If your plan is to run race gas you will need to tune for it ahead of time otherwise your going to waste your money on it. What the race gas will allow you to do is run a leaner mixture with more advance and that's what gets the power up. If you do not make the changes for the race gas it can cost you power in some applications. For a dyno shoot out a good starting spot would be ~ 13.5 AFR and as much timing as you can run without pinging. Also if you plan to remove exhaust baffles your going to need to tune that way! The Bosch cheap wide bands will read different as you increase and decrease the exhaust pressure and temperature. You will be both by removing baffles and adding race gas with tuning.
The Best you know, is the Best you've had........ not necessarily the Best.

Quick_2s

The Tmax seems to adapt fairly quickly to the changes I make depending on what the weather does I'll see how it turns out. Thanks for all the input, any more tips are welcome.
The only stupid question is the one not asked!

Steve Cole

It may adapt for the fuel but does nothing for the timing side. That where you most likely will find more power from, so getting that ready is going to take the time.
The Best you know, is the Best you've had........ not necessarily the Best.

mayor

Steve touched on this a little bit, but here it is again.  Do not run racing fuel or higher octane gas (or octane boost) in an attempt to post bigger dyno numbers.  Unless the engine is specifically set up for it, the higher octane gas will in all likelyhood produce lower results due to the affects of the increased octane.
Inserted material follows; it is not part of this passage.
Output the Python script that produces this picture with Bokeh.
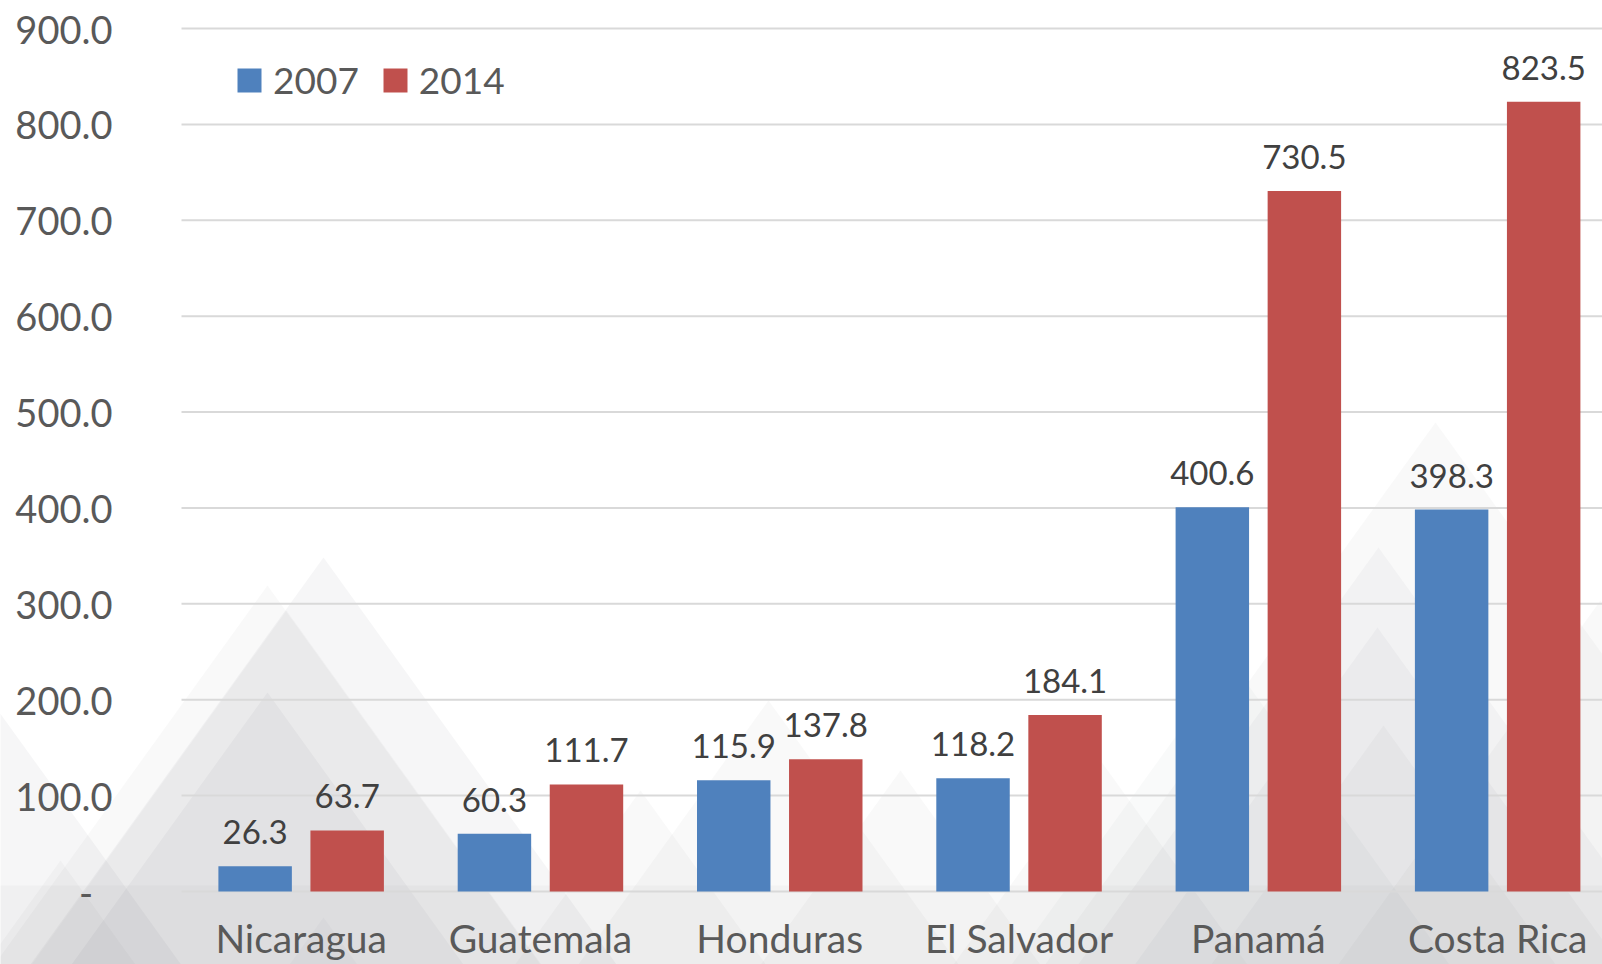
from bokeh.plotting import figure
from bokeh.models import (ColumnDataSource, Legend, LegendItem, FixedTicker,
                          PolyAnnotation, Range1d)
from bokeh.transform import dodge
from bokeh.core.properties import value
from bokeh.embed import file_html
from bokeh.resources import INLINE

# ---------------- data ----------------
countries = ["Nicaragua", "Guatemala", "Honduras", "El Salvador", "Panamá", "Costa Rica"]
series_names = ["2007", "2014"]
values_2007 = [26.3, 60.3, 115.9, 118.2, 400.6, 398.3]
values_2014 = [63.7, 111.7, 137.8, 184.1, 730.5, 823.5]
y_tick_values = [0, 100, 200, 300, 400, 500, 600, 700, 800, 900]
y_tick_labels = ["-", "100.0", "200.0", "300.0", "400.0", "500.0", "600.0", "700.0", "800.0", "900.0"]

# ---------------- layout / style ----------------
FONT = "Lato"
W, H = 1602, 964
PLOT_LEFT_PX, TOP_TICK_PX, ZERO_PX = 181, 28, 891   # where the value axis lives
CAT_PX = 239.3                                       # one category, in pixels
Y_MAX = 900
PPU = (ZERO_PX - TOP_TICK_PX) / Y_MAX
x_start = -0.5 - PLOT_LEFT_PX / CAT_PX
x_end = -0.5 + (W - PLOT_LEFT_PX) / CAT_PX
y_start = -(H - ZERO_PX) / PPU
y_end = ZERO_PX / PPU

BLUE, RED = "#4F81BD", "#C0504D"
OFF = 0.1923
BAR_W = 0.307

p = figure(width=W, height=H, output_backend="svg", toolbar_location=None,
           x_range=Range1d(x_start, x_end), y_range=Range1d(y_start, y_end),
           min_border=0, min_border_left=0, min_border_right=0,
           min_border_top=0, min_border_bottom=0)
p.background_fill_color = "white"
p.border_fill_color = "white"
p.outline_line_color = None


# ---------------- decorative background triangles (pixels) ----------------
def dx(px):
    return x_start + px / CAT_PX


def dy(py):
    return (ZERO_PX - py) / PPU


DECOR = "#5f6570"
decor = [
    (323, 557, 0.06), (267, 585, 0.04), (286, 610, 0.04), (267, 692, 0.06),
    (-60, 630, 0.06), (323, 917, 0.03), (60, 860, 0.04),
    (768, 700, 0.04), (640, 790, 0.04), (900, 770, 0.04), (1100, 760, 0.04),
    (1435, 422, 0.04), (1378, 547, 0.045), (1377, 627, 0.045), (1383, 725, 0.04),
    (1230, 660, 0.035), (1600, 600, 0.04),
]
for (px, py, a) in decor:
    bottom = 1100
    hw = 0.72 * (bottom - py)
    p.add_layout(PolyAnnotation(
        xs=[dx(px), dx(px - hw), dx(px + hw)], ys=[dy(py), dy(bottom), dy(bottom)],
        fill_color=DECOR, fill_alpha=a, line_color=None, level="image"))
p.add_layout(PolyAnnotation(
    xs=[dx(-20), dx(1650), dx(1650), dx(-20)], ys=[dy(885), dy(885), dy(1100), dy(1100)],
    fill_color=DECOR, fill_alpha=0.04, line_color=None, level="image"))

# ---------------- gridlines (value ticks) ----------------
p.segment(x0=-0.5, x1=x_end, y0=y_tick_values, y1=y_tick_values,
          line_color="#D9D9D9", line_width=2, level="underlay")

# ---------------- bars ----------------
src = ColumnDataSource(dict(
    x=list(range(len(countries))), country=countries,
    v2007=values_2007, v2014=values_2014,
    l2007=[f"{v:.1f}" for v in values_2007],
    l2014=[f"{v:.1f}" for v in values_2014],
))

r1 = p.vbar(x=dodge("x", -OFF, range=p.x_range), top="v2007", width=BAR_W,
            source=src, fill_color=BLUE, line_color=None)
r2 = p.vbar(x=dodge("x", OFF, range=p.x_range), top="v2014", width=BAR_W,
            source=src, fill_color=RED, line_color=None)

for col, lab, off in (("v2007", "l2007", -OFF), ("v2014", "l2014", OFF)):
    p.text(x=dodge("x", off, range=p.x_range), y=col, text=lab, source=src,
           text_align="center", text_baseline="alphabetic", y_offset=-34,
           text_font=value(FONT), text_font_size="33px", text_color="#404040")

# ---------------- axes ----------------
p.xaxis.ticker = FixedTicker(ticks=list(range(len(countries))))
p.xaxis.major_label_overrides = {i: c for i, c in enumerate(countries)}
p.xaxis.fixed_location = 0
p.yaxis.ticker = FixedTicker(ticks=y_tick_values)
ylab = {v: l for v, l in zip(y_tick_values, y_tick_labels)}
ylab[0] = y_tick_labels[0] + "\u00a0\u00a0"
p.yaxis.major_label_overrides = ylab
p.yaxis.fixed_location = -0.5

for ax in (p.xaxis, p.yaxis):
    ax.axis_line_color = None
    ax.major_tick_line_color = None
    ax.minor_tick_line_color = None
    ax.major_tick_out = 0
    ax.major_tick_in = 0
    ax.major_label_text_font = FONT
    ax.major_label_text_color = "#595959"
p.yaxis.major_label_text_font_size = "38px"
p.yaxis.major_label_standoff = 69
p.xaxis.major_label_text_font_size = "39px"
p.xaxis.major_label_standoff = 23

p.xgrid.grid_line_color = None
p.ygrid.grid_line_color = None

# ---------------- legend ----------------
legend = Legend(items=[LegendItem(label=series_names[0], renderers=[r1]),
                       LegendItem(label=series_names[1], renderers=[r2])],
                orientation="horizontal", location=(234, 862),
                glyph_width=30, glyph_height=30, label_standoff=9, spacing=21,
                label_text_font=FONT, label_text_font_size="37px",
                label_text_color="#595959", padding=0, margin=0,
                background_fill_alpha=0, border_line_alpha=0)
p.add_layout(legend)

open("out.html", "w").write(file_html(p, INLINE))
Octane is not a measurement of power capability, it's a measurement of how well a gas resists compression (or in other words prevent compression ignition). 
warning, this poster suffers from bizarre delusions

Doc 1

Quote from: mayor on April 29, 2009, 05:55:49 PM
Steve touched on this a little bit, but here it is again.  Do not run racing fuel or higher octane gas (or octane boost) in an attempt to post bigger dyno numbers.  Unless the engine is specifically set up for it, the higher octane gas will in all likelyhood produce lower results due to the affects of the increased octane. Octane is not a measurement of power capability, it's a measurement of how well a gas resists compression (or in other words prevent compression ignition). 

Mayor is correct on the fuel...run 91 or 93

Evo160K

Will you run your bike on the dyno or will someone else do it?

Quick_2s

So from what I'm hearing if I run the race gas to enable me to jack the timing more with the Tmax and the 11:1 compression and lock my afr in @ 13.2 in theory I can squeeze a couple more points out without the baffles.
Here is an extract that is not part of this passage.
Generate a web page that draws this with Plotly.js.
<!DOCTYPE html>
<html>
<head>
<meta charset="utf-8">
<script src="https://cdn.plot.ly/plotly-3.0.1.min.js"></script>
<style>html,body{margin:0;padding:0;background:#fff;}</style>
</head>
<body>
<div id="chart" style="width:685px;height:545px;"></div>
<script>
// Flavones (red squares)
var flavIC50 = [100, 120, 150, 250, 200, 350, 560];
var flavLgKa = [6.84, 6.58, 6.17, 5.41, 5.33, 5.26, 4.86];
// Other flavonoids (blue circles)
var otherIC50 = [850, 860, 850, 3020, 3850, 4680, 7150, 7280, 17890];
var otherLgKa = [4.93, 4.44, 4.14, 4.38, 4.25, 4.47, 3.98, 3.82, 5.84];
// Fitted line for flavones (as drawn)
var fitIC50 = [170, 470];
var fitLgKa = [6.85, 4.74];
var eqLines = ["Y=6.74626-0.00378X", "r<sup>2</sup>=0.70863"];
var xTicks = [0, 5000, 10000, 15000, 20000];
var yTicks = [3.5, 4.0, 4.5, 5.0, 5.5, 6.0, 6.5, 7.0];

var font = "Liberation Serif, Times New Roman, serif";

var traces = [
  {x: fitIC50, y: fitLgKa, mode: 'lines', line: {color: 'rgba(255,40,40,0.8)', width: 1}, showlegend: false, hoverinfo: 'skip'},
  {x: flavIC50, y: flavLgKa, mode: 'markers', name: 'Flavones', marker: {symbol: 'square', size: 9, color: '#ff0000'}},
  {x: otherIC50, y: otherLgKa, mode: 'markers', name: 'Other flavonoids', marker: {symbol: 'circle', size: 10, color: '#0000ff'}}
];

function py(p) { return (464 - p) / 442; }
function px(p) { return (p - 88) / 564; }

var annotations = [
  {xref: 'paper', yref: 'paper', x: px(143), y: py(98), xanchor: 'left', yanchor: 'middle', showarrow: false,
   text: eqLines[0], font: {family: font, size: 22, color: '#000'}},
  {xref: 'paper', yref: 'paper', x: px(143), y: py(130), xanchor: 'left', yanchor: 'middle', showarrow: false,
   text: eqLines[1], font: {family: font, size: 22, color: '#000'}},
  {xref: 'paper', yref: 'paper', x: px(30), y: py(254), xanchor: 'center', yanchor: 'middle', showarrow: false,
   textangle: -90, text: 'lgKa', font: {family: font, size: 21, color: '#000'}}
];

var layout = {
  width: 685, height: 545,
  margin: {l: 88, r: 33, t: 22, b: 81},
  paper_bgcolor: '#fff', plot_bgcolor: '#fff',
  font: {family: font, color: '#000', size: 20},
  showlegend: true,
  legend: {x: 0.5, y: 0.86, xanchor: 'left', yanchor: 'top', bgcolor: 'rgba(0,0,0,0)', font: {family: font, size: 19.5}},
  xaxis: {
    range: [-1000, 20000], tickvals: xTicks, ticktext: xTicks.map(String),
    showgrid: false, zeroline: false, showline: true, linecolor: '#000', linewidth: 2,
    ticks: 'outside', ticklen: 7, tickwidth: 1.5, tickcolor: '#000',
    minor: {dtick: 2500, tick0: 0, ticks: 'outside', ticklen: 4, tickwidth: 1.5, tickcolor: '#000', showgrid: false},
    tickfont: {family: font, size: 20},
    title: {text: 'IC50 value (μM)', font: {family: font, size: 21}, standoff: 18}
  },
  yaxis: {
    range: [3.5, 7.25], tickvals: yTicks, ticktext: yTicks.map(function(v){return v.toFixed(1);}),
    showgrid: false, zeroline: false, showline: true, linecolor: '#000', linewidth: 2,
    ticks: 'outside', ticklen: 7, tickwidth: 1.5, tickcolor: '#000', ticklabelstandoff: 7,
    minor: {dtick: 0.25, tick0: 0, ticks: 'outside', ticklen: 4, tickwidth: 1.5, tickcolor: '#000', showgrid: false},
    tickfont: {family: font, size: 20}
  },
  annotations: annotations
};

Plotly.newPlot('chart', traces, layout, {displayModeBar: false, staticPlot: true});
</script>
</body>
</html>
I understand that the race gas won't in itself give me anything just allow me to get more timing on top end without pre-detonation.

I'm assuming they will have the operator run the dyno but..... it sounds like you might know something more Evo.
The only stupid question is the one not asked!

Steve Cole

If the motor will make it, the fuel will allow it to be made, so the question becomes will the motor make it? I've had motors that have made all they can on 89 octane and adding race gas (105) and tuning gained nothing so you will not know until you try for sure.
The Best you know, is the Best you've had........ not necessarily the Best.

Quick_2s

According to the math from flow/displacement its capable of a lot but we all know that doesn't always stand true I guess I will dot all my I's and cross my T's (and fingers) do the run's (weather permitting) and post the result. I feel like the timing will be the deciding factor on the last few points. My last run was 125.9h/131.5t uncorrected with cams retarded 4 and canned afr/timing map on 93 octane with breather on, so hopefully I can massage it over the 130 mark with no baffle, velocity stack and max tire pressure.... we'll see i guess. I just don't really trust the last dyno and operator I had it on, he was new (less than 2 weeks) and the dyno had been in storage for over a year.
The only stupid question is the one not asked!

rigidthumper

Make sure the bike is completely warmed up- cold cases/pri/trany will rob power.
Robin
Ignorance is bliss, and accuracy expensive. How much of either can you afford?

Evo160K

When permitted, I run the bike.  I want the engine moving up toward 1800-2000 rpm running clear and clean, then "hit it".  With a carb I make sure the tank is full.  Good luck.